I was always his pride.

He had molded me in many ways.

He was always a hero to me.

A few years ago, after this smart man retired, I stopped in Eunice to visit him.

He showed me the art he had worked on, pen and inks of grandma and a drawing of the first mayor and county judge that he had drawn from print images.

He asked if I wanted to see his garden.

He had devised a way to fertilize the crop underground by filling buckets with tiny pinholes, with fertilizer.

He could feed his crop anytime he wanted with water pressure.

Tomato plants were eight feet high and loaded.

I bragged about his fine garden.

He beamed, then asked me,“What did you say your name was?” I was devastated.

He had no idea who I was.

I never went to see him again.

His wife died and he was put in a nursing home.

I drove by it several times but wouldn’t stop.

I wanted to remember the man I had admired since a boy just the way I had known him.

Two of his four boys passed away before his death but he didn’t remember them because of the dreadful Alzheimer’s disease.

During the deep silence, an hour before dawn, when the world still seemed to be dreaming, thoughts of Dan were running through my mind. He had known so many people and made so many friends but the funeral home in Lafayette was empty. I looked at the registration book. A dozen people had been by. My sister Fay had brought Mom to see her brother. I’m told that seeing him in his casket provoked a tear.

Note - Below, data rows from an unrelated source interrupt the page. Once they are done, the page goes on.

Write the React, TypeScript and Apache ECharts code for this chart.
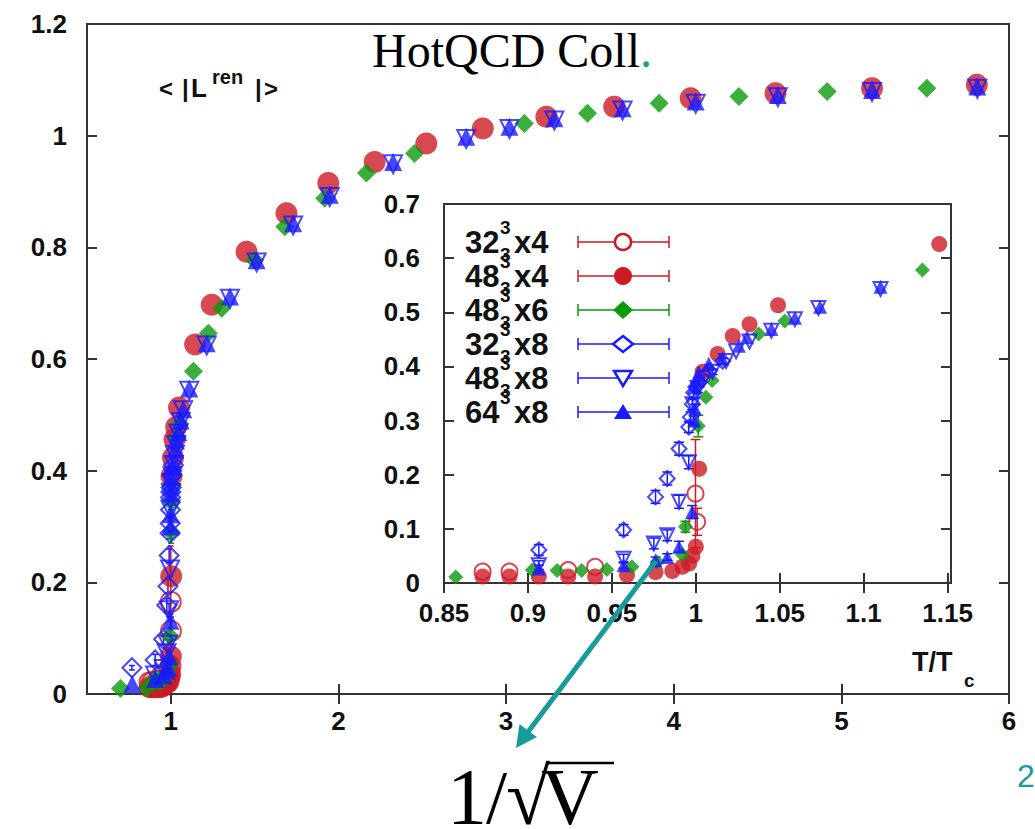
import React, { useEffect, useRef } from 'react';
import * as echarts from 'echarts';

type Pt = [number, number, number]; // [T/Tc, <|L|>, error]

// ---------- data ----------
const mainXTicks = [1, 2, 3, 4, 5, 6];
const insetXTicks = [0.85, 0.9, 0.95, 1, 1.05, 1.1, 1.15];
const legendLabels: [string, string][] = [
  ['32', 'x4'], ['48', 'x4'], ['48', 'x6'], ['32', 'x8'], ['48', 'x8'], ['64', 'x8'],
];

const d32x4: Pt[] = [
  [0.873, 0.021, 0], [0.889, 0.021, 0], [0.924, 0.024, 0], [0.94, 0.03, 0],
  [0.9998, 0.165, 0.1], [1.0008, 0.113, 0.025],
];
const d48x4: Pt[] = [
  [0.873, 0.012, 0], [0.889, 0.012, 0], [0.9065, 0.012, 0], [0.924, 0.012, 0], [0.94, 0.012, 0],
  [0.959, 0.015, 0], [0.976, 0.02, 0], [0.986, 0.022, 0], [0.992, 0.03, 0], [0.996, 0.036, 0],
  [0.998, 0.05, 0], [1.0, 0.067, 0], [1.002, 0.211, 0], [1.004, 0.39, 0], [1.013, 0.423, 0],
  [1.022, 0.456, 0], [1.032, 0.478, 0], [1.049, 0.513, 0], [1.145, 0.626, 0], [1.244, 0.697, 0],
  [1.452, 0.792, 0], [1.69, 0.861, 0], [1.939, 0.915, 0], [2.216, 0.953, 0], [2.524, 0.986, 0],
  [2.861, 1.013, 0], [3.24, 1.034, 0], [3.645, 1.052, 0], [4.101, 1.067, 0], [4.607, 1.076, 0],
  [5.183, 1.085, 0], [5.808, 1.091, 0],
];
const d48x6: Pt[] = [
  [0.7, 0.01, 0], [0.857, 0.011, 0], [0.9026, 0.024, 0], [0.9174, 0.023, 0], [0.932, 0.023, 0],
  [0.947, 0.025, 0], [0.962, 0.03, 0], [0.977, 0.039, 0], [0.992, 0.052, 0], [0.9938, 0.104, 0.01],
  [1.0015, 0.29, 0.02], [1.006, 0.343, 0], [1.0097, 0.374, 0], [1.0375, 0.46, 0], [1.053, 0.484, 0],
  [1.135, 0.578, 0], [1.224, 0.646, 0], [1.304, 0.691, 0], [1.5, 0.777, 0], [1.68, 0.837, 0],
  [1.918, 0.888, 0], [2.167, 0.933, 0], [2.454, 0.968, 0], [3.109, 1.022, 0], [3.486, 1.04, 0],
  [3.913, 1.058, 0], [4.389, 1.07, 0], [4.915, 1.079, 0], [5.51, 1.085, 0],
];
const d32x8: Pt[] = [
  [0.768, 0.047, 0.004], [0.9065, 0.061, 0.01], [0.957, 0.098, 0.01], [0.976, 0.159, 0.012],
  [0.983, 0.193, 0.012], [0.99, 0.248, 0.012], [0.9958, 0.288, 0.01], [0.9968, 0.306, 0.01],
  [0.998, 0.33, 0.01], [0.9988, 0.352, 0.01], [1.0, 0.362, 0.008], [1.002, 0.37, 0.008],
  [1.008, 0.392, 0.006], [1.016, 0.41, 0.005],
];
const d48x8: Pt[] = [
  [0.9065, 0.033, 0.008], [0.957, 0.045, 0.008], [0.975, 0.073, 0.01], [0.983, 0.088, 0.01],
  [0.99, 0.15, 0.012], [0.9958, 0.223, 0.012], [0.998, 0.33, 0.01], [1.001, 0.36, 0.008],
  [1.005, 0.378, 0.006], [1.01, 0.39, 0.005], [1.018, 0.41, 0], [1.024, 0.428, 0],
  [1.032, 0.446, 0], [1.045, 0.466, 0], [1.059, 0.487, 0], [1.073, 0.508, 0], [1.11, 0.543, 0],
  [1.214, 0.624, 0], [1.353, 0.708, 0], [1.512, 0.773, 0], [1.73, 0.839, 0], [1.948, 0.89, 0],
  [2.326, 0.949, 0], [2.762, 0.994, 0], [3.02, 1.012, 0], [3.288, 1.027, 0], [3.695, 1.045, 0],
  [4.131, 1.057, 0], [4.621, 1.069, 0], [5.183, 1.078, 0], [5.811, 1.084, 0],
];
const d64x8: Pt[] = [
  [0.77, 0.018, 0], [0.9065, 0.027, 0.006], [0.957, 0.033, 0.006], [0.976, 0.042, 0.006],
  [0.983, 0.048, 0.006], [0.99, 0.067, 0.01], [0.9978, 0.131, 0.012], [0.999, 0.3, 0.008],
  [0.9995, 0.322, 0.008], [0.9988, 0.361, 0], [1.0, 0.374, 0], [1.0018, 0.389, 0],
  [1.0077, 0.405, 0], [1.0157, 0.414, 0], [1.0256, 0.438, 0], [1.0305, 0.454, 0],
  [1.045, 0.469, 0], [1.059, 0.49, 0], [1.074, 0.51, 0], [1.11, 0.547, 0],
  [1.214, 0.628, 0], [1.353, 0.712, 0], [1.512, 0.777, 0], [1.73, 0.843, 0], [1.948, 0.894, 0],
  [2.326, 0.953, 0], [2.762, 0.998, 0], [3.02, 1.016, 0], [3.288, 1.031, 0], [3.695, 1.049, 0],
  [4.131, 1.061, 0], [4.621, 1.073, 0], [5.183, 1.082, 0], [5.811, 1.088, 0],
];

// ---------- styles ----------
const RED = '#cd1a24';
const GREEN = '#0b9a0b';
const BLUE = '#1a1aff';
const TEAL = '#179b9b';
const INK = '#111111';
const FRAME = '#333333';
const SANS = '"Liberation Sans", Arial, sans-serif';
const SERIF = '"Liberation Serif", "Times New Roman", serif';

const defs = [
  { data: d32x4, color: RED, symbol: 'circle', hollow: true, rot: 0, main: 20, inset: 16 },
  { data: d48x4, color: RED, symbol: 'circle', hollow: false, rot: 0, main: 22, inset: 16 },
  { data: d48x6, color: GREEN, symbol: 'diamond', hollow: false, rot: 0, main: 19, inset: 15 },
  { data: d32x8, color: BLUE, symbol: 'diamond', hollow: true, rot: 0, main: 19, inset: 15 },
  { data: d48x8, color: BLUE, symbol: 'triangle', hollow: true, rot: 180, main: 18, inset: 14 },
  { data: d64x8, color: BLUE, symbol: 'triangle', hollow: false, rot: 0, main: 18, inset: 14 },
];

const MAIN = { left: 87, top: 24, width: 922, height: 670 };
const INSET = { left: 444, top: 204, width: 507, height: 379 };

function errSeries(data: Pt[], color: string, axis: number, cap: number) {
  return {
    type: 'custom',
    xAxisIndex: axis,
    yAxisIndex: axis,
    silent: true,
    clip: true,
    data: data.filter((d) => d[2] > 0),
    encode: { x: 0, y: 1 },
    renderItem: (_p: any, api: any) => {
      const x = api.value(0);
      const y = api.value(1);
      const e = api.value(2);
      const a = api.coord([x, y + e]);
      const b = api.coord([x, y - e]);
      const st = { stroke: color, lineWidth: 1.5 };
      return {
        type: 'group',
        children: [
          { type: 'line', shape: { x1: a[0], y1: a[1], x2: b[0], y2: b[1] }, style: st },
          { type: 'line', shape: { x1: a[0] - cap, y1: a[1], x2: a[0] + cap, y2: a[1] }, style: st },
          { type: 'line', shape: { x1: b[0] - cap, y1: b[1], x2: b[0] + cap, y2: b[1] }, style: st },
        ],
      };
    },
  };
}

function scatter(def: any, axis: number, size: number, data: Pt[]) {
  return {
    type: 'scatter',
    xAxisIndex: axis,
    yAxisIndex: axis,
    data: data.map((d) => [d[0], d[1]]),
    symbol: def.symbol,
    symbolRotate: def.rot,
    symbolSize: size,
    clip: true,
    itemStyle: def.hollow
      ? { color: 'rgba(255,255,255,0)', borderColor: def.color, borderWidth: 2 }
      : { color: def.color, borderWidth: 0 },
  };
}

function fmt(v: number) {
  return String(+(+v).toFixed(2));
}

function txt(text: string, x: number, y: number, font: string, fill = INK, align = 'left', lineHeight?: number) {
  const style: any = { text, x, y, font, fill, align, verticalAlign: 'middle', textAlign: align, textVerticalAlign: 'middle' };
  if (lineHeight) style.lineHeight = lineHeight;
  return { type: 'text', z: 100, style };
}

function buildLegend() {
  const els: any[] = [];
  legendLabels.forEach(([a, b], i) => {
    const y = 242 + i * 34;
    const def = defs[i];
    const f = `bold 31px ${SANS}`;
    els.push(txt(a, 465, y, f, INK, 'left', 24));
    els.push(txt('3', 500, y - 15, `bold 19px ${SANS}`, INK, 'left', 10));
    if (i < 5) els.push(txt('3', 500, y + 12, `bold 19px ${SANS}`, INK, 'left', 10));
    els.push(txt(b, 514, y, f, INK, 'left', 24));
    const ls = { stroke: def.color, lineWidth: 1.5 };
    els.push({ type: 'line', shape: { x1: 578, y1: y, x2: 669, y2: y }, style: ls });
    els.push({ type: 'line', shape: { x1: 578, y1: y - 6, x2: 578, y2: y + 6 }, style: ls });
    els.push({ type: 'line', shape: { x1: 669, y1: y - 6, x2: 669, y2: y + 6 }, style: ls });
    const cx = 623;
    const fill = def.hollow ? '#ffffff' : def.color;
    const stroke = def.color;
    const lw = def.hollow ? 2.5 : 0;
    if (def.symbol === 'circle') {
      els.push({ type: 'circle', shape: { cx, cy: y, r: def.hollow ? 8 : 9 }, style: { fill, stroke, lineWidth: lw } });
    } else if (def.symbol === 'diamond') {
      const h = def.hollow ? 8 : 9;
      els.push({ type: 'polygon', shape: { points: [[cx, y - h], [cx + 10, y], [cx, y + h], [cx - 10, y]] }, style: { fill, stroke, lineWidth: lw } });
    } else if (def.rot === 180) {
      els.push({ type: 'polygon', shape: { points: [[cx - 9, y - 7], [cx + 9, y - 7], [cx, y + 8]] }, style: { fill, stroke, lineWidth: lw } });
    } else {
      els.push({ type: 'polygon', shape: { points: [[cx - 9, y + 7], [cx + 9, y + 7], [cx, y - 8]] }, style: { fill, stroke, lineWidth: lw } });
    }
  });
  return els;
}

export default function App() {
  const ref = useRef<HTMLDivElement>(null);

  useEffect(() => {
    if (!ref.current) return;
    const chart = echarts.init(ref.current, undefined, { renderer: 'svg' });

    const tick = { show: true, inside: true, length: 10, lineStyle: { color: FRAME, width: 2 } };
    const mainLabel = { fontFamily: SANS, fontWeight: 'bold', fontSize: 26, color: INK };
    const insetLabel = { fontFamily: SANS, fontWeight: 'bold', fontSize: 26, color: INK };

    const series: any[] = [];
    defs.forEach((def) => {
      series.push(errSeries(def.data, def.color, 0, 3));
      series.push(scatter(def, 0, def.main, def.data));
    });
    defs.forEach((def) => {
      const inData = def.data.filter((d) => d[0] >= 0.85 && d[0] <= 1.152);
      series.push(errSeries(inData, def.color, 2, 5));
      series.push(scatter(def, 2, def.inset, inData));
    });

    const option: any = {
      animation: false,
      backgroundColor: '#ffffff',
      grid: [
        { ...MAIN, show: true, borderColor: FRAME, borderWidth: 2, backgroundColor: 'transparent', containLabel: false },
        { ...INSET, show: true, borderColor: FRAME, borderWidth: 2, backgroundColor: 'transparent', containLabel: false },
      ],
      xAxis: [
        {
          type: 'value', gridIndex: 0, min: 0.5, max: 6, position: 'bottom',
          axisLine: { show: false }, splitLine: { show: false },
          axisTick: { ...tick, customValues: mainXTicks },
          axisLabel: { ...mainLabel, margin: 14, customValues: mainXTicks, formatter: (v: number) => fmt(v) },
        },
        {
          type: 'value', gridIndex: 0, min: 0.5, max: 6, position: 'top',
          axisLine: { show: false }, splitLine: { show: false },
          axisTick: { ...tick, customValues: mainXTicks },
          axisLabel: { show: false },
        },
        {
          type: 'value', gridIndex: 1, min: 0.85, max: 1.152, position: 'bottom',
          axisLine: { show: false }, splitLine: { show: false },
          axisTick: { ...tick, customValues: insetXTicks },
          axisLabel: { ...insetLabel, margin: 17, customValues: insetXTicks, formatter: (v: number) => fmt(v) },
        },
        {
          type: 'value', gridIndex: 1, min: 0.85, max: 1.152, position: 'top',
          axisLine: { show: false }, splitLine: { show: false },
          axisTick: { ...tick, customValues: insetXTicks },
          axisLabel: { show: false },
        },
      ],
      yAxis: [
        {
          type: 'value', gridIndex: 0, min: 0, max: 1.2, interval: 0.2, position: 'left',
          axisLine: { show: false }, splitLine: { show: false }, axisTick: tick,
          axisLabel: { ...mainLabel, margin: 20, formatter: (v: number) => fmt(v) },
        },
        {
          type: 'value', gridIndex: 0, min: 0, max: 1.2, interval: 0.2, position: 'right',
          axisLine: { show: false }, splitLine: { show: false }, axisTick: tick,
          axisLabel: { show: false },
        },
        {
          type: 'value', gridIndex: 1, min: 0, max: 0.7, interval: 0.1, position: 'left',
          axisLine: { show: false }, splitLine: { show: false }, axisTick: tick,
          axisLabel: { ...insetLabel, margin: 24, formatter: (v: number) => fmt(v) },
        },
        {
          type: 'value', gridIndex: 1, min: 0, max: 0.7, interval: 0.1, position: 'right',
          axisLine: { show: false }, splitLine: { show: false }, axisTick: tick,
          axisLabel: { show: false },
        },
      ],
      series,
      graphic: [
        txt('HotQCD Coll', 372, 50, `48px ${SERIF}`, '#000000'),
        txt('.', 640, 50, `48px ${SERIF}`, TEAL),
        txt('<', 159, 88, `bold 24px ${SANS}`),
        txt('|', 182, 88, `bold 24px ${SANS}`),
        txt('L', 191, 88, `bold 26px ${SANS}`),
        txt('ren', 212, 77, `bold 20px ${SANS}`),
        txt('|', 255, 88, `bold 24px ${SANS}`),
        txt('>', 264, 88, `bold 24px ${SANS}`),
        txt('T/T', 912, 662, `bold 27px ${SANS}`),
        txt('c', 964, 680, `bold 19px ${SANS}`),
        ...buildLegend(),
        {
          type: 'line', z: 100,
          shape: { x1: 656, y1: 561, x2: 525, y2: 736 },
          style: { stroke: TEAL, lineWidth: 5 },
        },
        {
          type: 'polygon', z: 100,
          shape: { points: [[516, 748], [519.5, 724], [528.5, 731], [537, 737]] },
          style: { fill: TEAL },
        },
        txt('1', 447, 797, `80px ${SERIF}`, '#000000', 'left', 58),
        txt('/', 486, 797, `76px ${SERIF}`, '#000000', 'left', 58),
        txt('√', 506, 797, `80px ${SERIF}`, '#000000', 'left', 58),
        txt('V', 541, 797, `80px ${SERIF}`, '#000000', 'left', 58),
        { type: 'line', z: 100, shape: { x1: 546, y1: 763, x2: 614, y2: 763 }, style: { stroke: '#000', lineWidth: 2.5 } },
        txt('2', 1017, 776, `32px ${SANS}`, TEAL),
      ],
    };

    chart.setOption(option);
    return () => chart.dispose();
  }, []);

  return (
    <div
      ref={ref}
      style={{ position: 'fixed', left: 0, top: 0, width: 1035, height: 829, background: '#fff' }}
    />
  );
}
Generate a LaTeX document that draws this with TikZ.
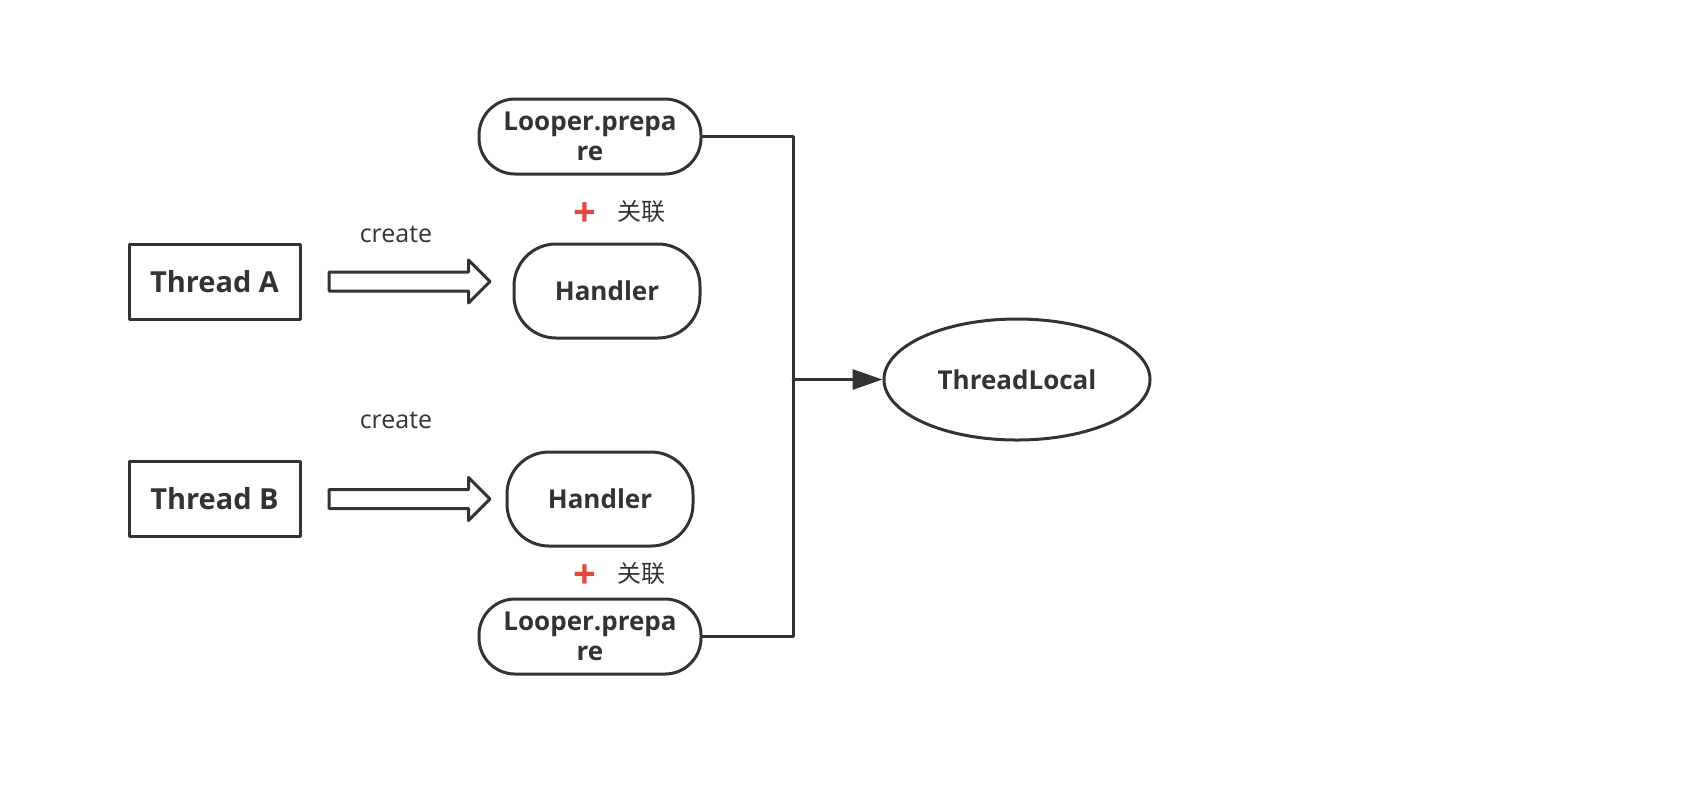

After the service, on the long drive home alone with my thoughts, I gave thanks that a young 21-year-old had taken an interest in me as a child and nourished that interest as long as he was capable. So much of what I had become was because of his caring. My uncles are all gone now. The last time they were all together was at my yearly birthday gathering. Dan was always the first to arrive, shortly after daylight.

This week, as I celebrate my birthday at our gathering at Dunn’s Bluff, my thoughts will turn to the memories that we made together. You live life, do your thing, whatever it is you are called to do, worry about small things and sometimes even laugh at yourself. You watch the ones behind you grow and hopefully leave behind some memories for them to carry down the line until one day you leave this Life’s Highway behind having served your time.